In an op-ed published in TheWashington Post on Sunday, Kayyem argues that white-supremacist terror is fed by three creeds: mission, kinship and acceptance.

Young white people today are the last generation of Americans born when white births outnumbered those of nonwhites, Kayyem writes, and those who adopt this strain of white supremacy see this as a "great replacement" that threatens their very existence.

She writes that they find kinship in online platforms, which allow 21st-century white supremacists to gather — not unlike Klansmen gathering in the woods.

"This idea that they now have acceptance at the highest levels of government, this is what's different today," she told Boston Public Radio. "You have to think about what's happening as a network of activities that's promoting this violence, and the acceptance these guys are getting, which we know from their manifestos, is the language of Donald Trump. The wink and the nod, the flirtation, the come hither, in terms of displacement and 'the other' and how he describes Hispanics and Mexicans and African Americans and communities of minorities. That language is mirrored."

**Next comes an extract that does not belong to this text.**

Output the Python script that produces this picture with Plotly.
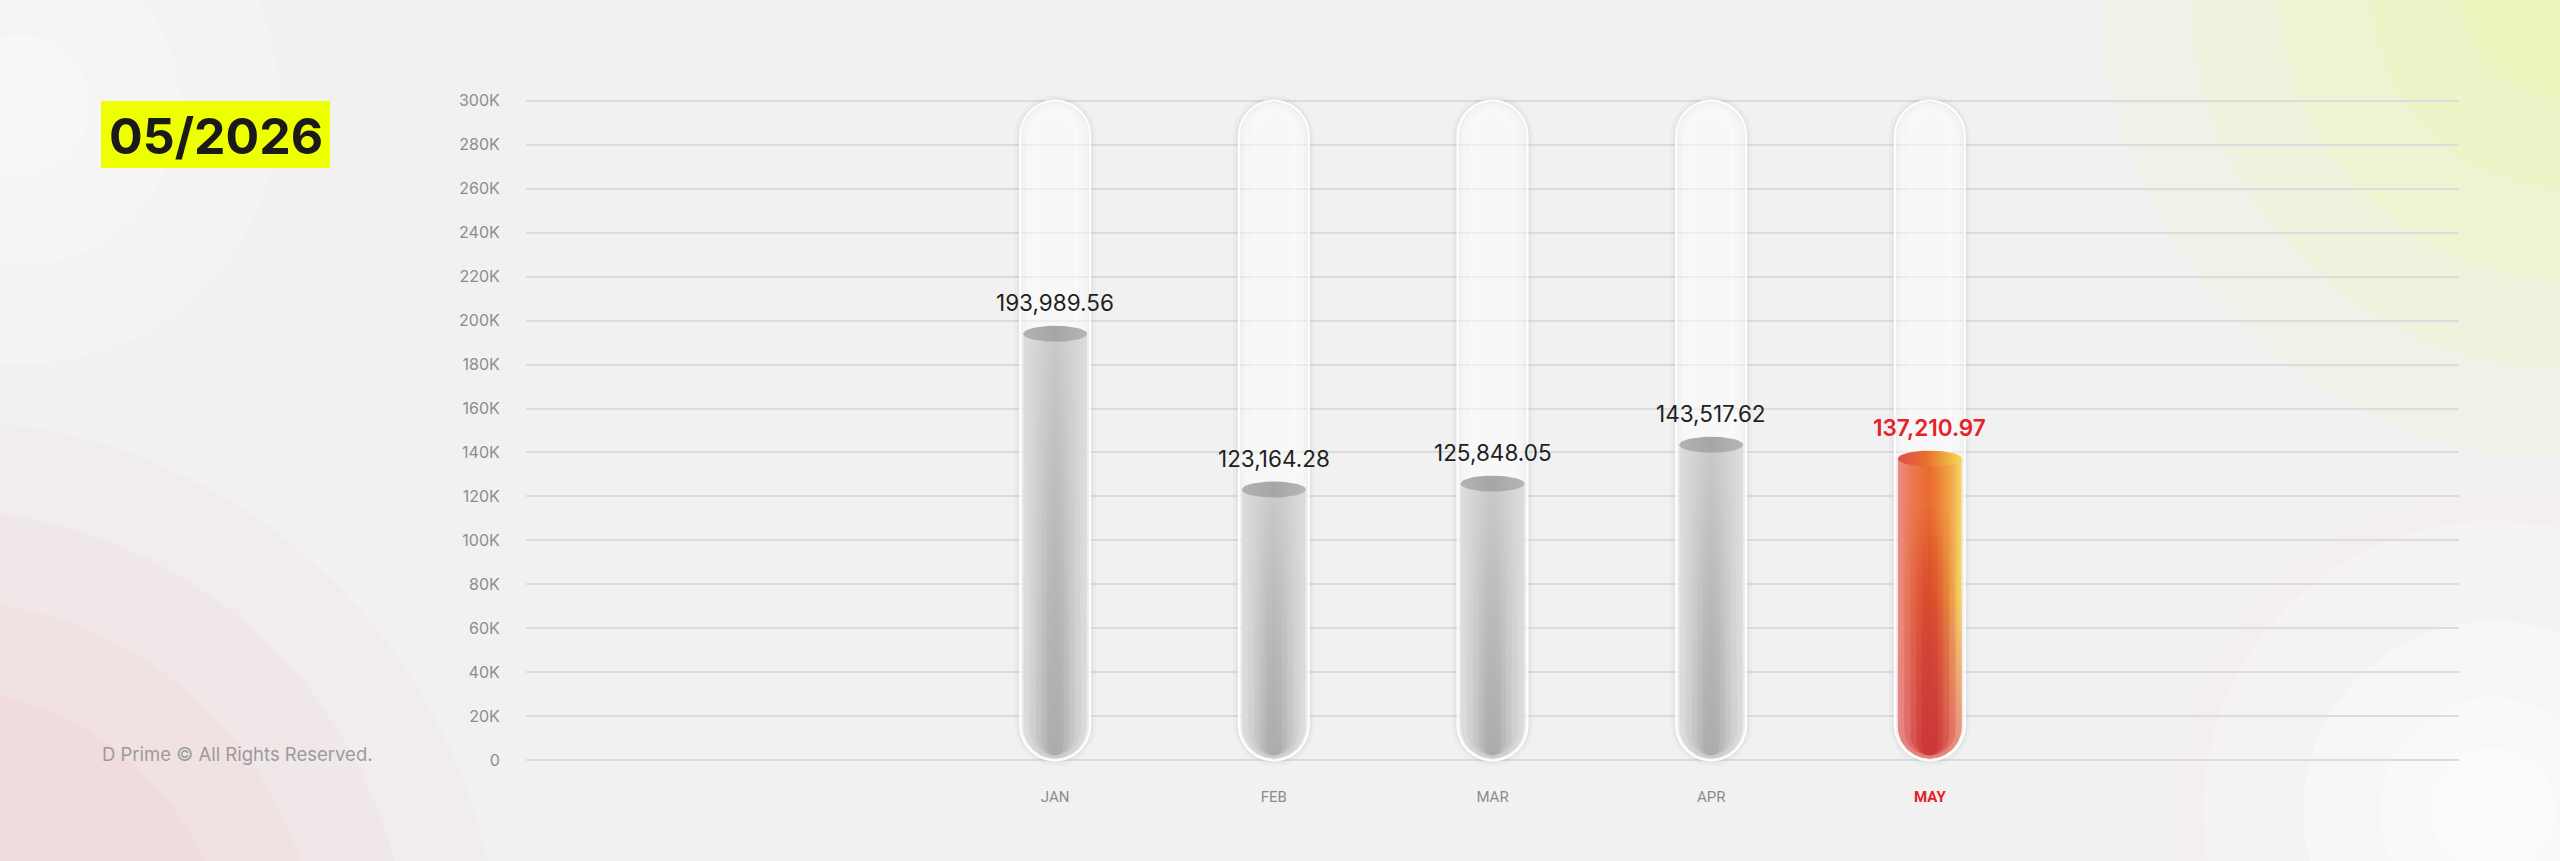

While Trump's inflammatory rhetoric does not bear the entire burden of white-supremacist violence, she argues, his language is a contributing factor.

"The Trump administration, Fox News, and others, do not shame white supremacy, so it gets acceptance," Kayyem said. "The use of the bully pulpit by Trump has contributed to the greatest threat of United States terrorism today. ... I'm just done going around this issue. The president is contributing to a white supremacist terrorism that is the greatest terrorist threat to American citizens today, more than any other terrorist or racially or politically motivated violence is."

Kayyem is a CNND analyst, former assistant secretary at the Department of Homeland Security and faculty chair of the homeland security program at Harvard University’s Kennedy School of Government.